LDCT is a type of cancer screening which is recommended for those who are at higher risk for developing lung cancer. The goal of this type of screening is to diagnose lung cancer in its earliest stage when it is still easy to treat. Because LDCT is capable of detecting lung cancer so early, it has been hailed as a lifesaver for many.
Unfortunately, while LDCT is very effective at locating early signs of lung cancer, this also means that it is prone to overdiagnosing the disease, the researchers say. Some of the tumors which it finds may be slow growing or clinically insignificant. The implication of this, they say, is that these tumors would probably have never developed into the full-blown, clinically-apparent disease. Overdiagnosing lung cancer is harmful, according to the researchers, because it creates additional costs, anxiety and complications for the patients when they receive unnecessary treatment.
Dr.

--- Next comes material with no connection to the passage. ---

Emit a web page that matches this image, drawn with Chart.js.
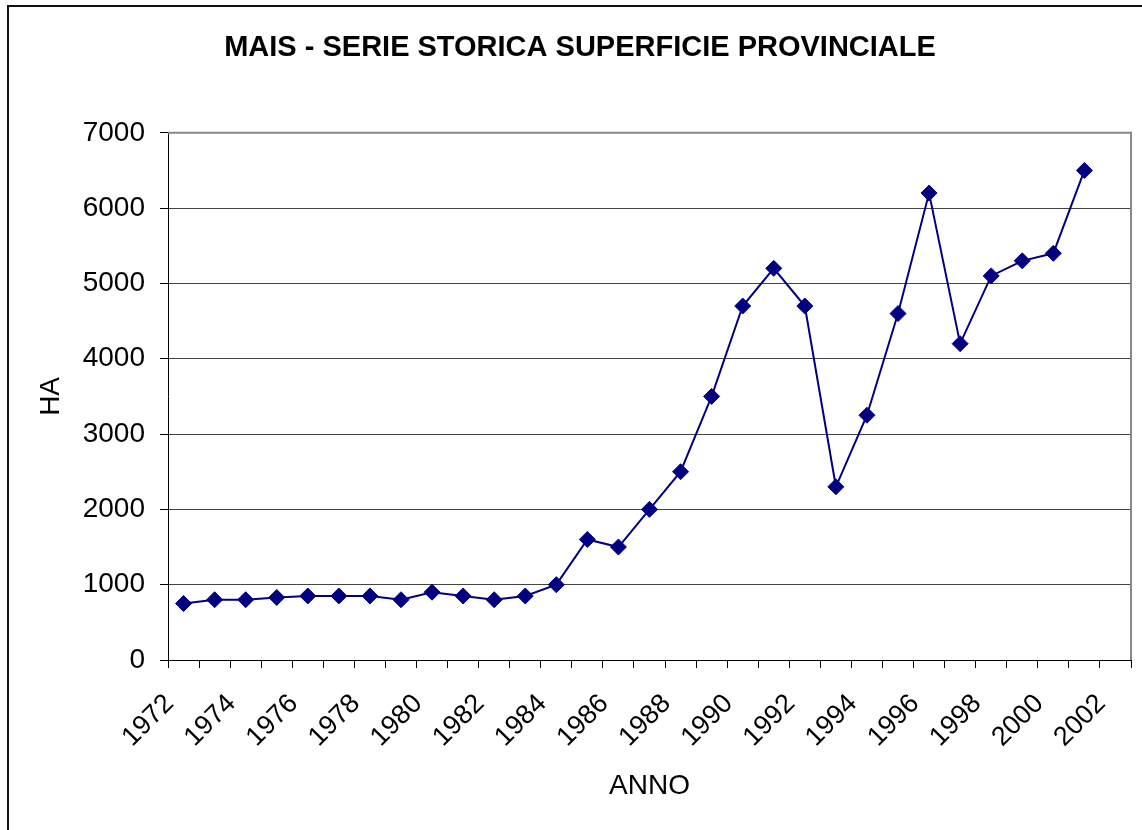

Edward F. Patz, Jr. and a team of scientists from Duke University Medical Center reached these conclusions after looking at data from the National Lung Screening Trial, a study which compared LDCT screening with another diagnostic method called chest radiography (CXR). Chest x-rays are usually the first diagnostic test that is performed when a person sees a doctor with possible symptoms of lung cancer, such a new or changing cough, shortness of breath, fever, chest pain, coughing up blood or unexplained weight loss. These will reveal any suspicious areas in the lungs that need further testing. They are, however, not quite so sensitive at detecting early lung cancer cases as LDCT is.
For the study, the team examined the data from 53,452 patients who were considered to be at high risk for developing lung cancer. The study participants had all had screening done via one of these two methods.
Among those 1,089 lung cancer cases that came from the LDCT group, the study authors estimated that about 18.5 percent were overdiagnosed. They also estimated that about 22.5 percent of non-small cell lung cancers detected with the method were overdiagnosed. In addition, they estimated that about 78.9 percent of bronchioalvelolar lung cancer cases in this group were overdiagnosed.
The study authors concluded their report on the study by noting that in the future, once better imaging techniques and biomarkers are developed which can better predict just which patients will go on to develop aggressive disease, it will be much easier to optimize just who receives treatment and who doesn’t, preventing patients from going through unneeded and worrisome cancer treatments. Once this innovation occurs, mass screening programs will become much more valuable, they say.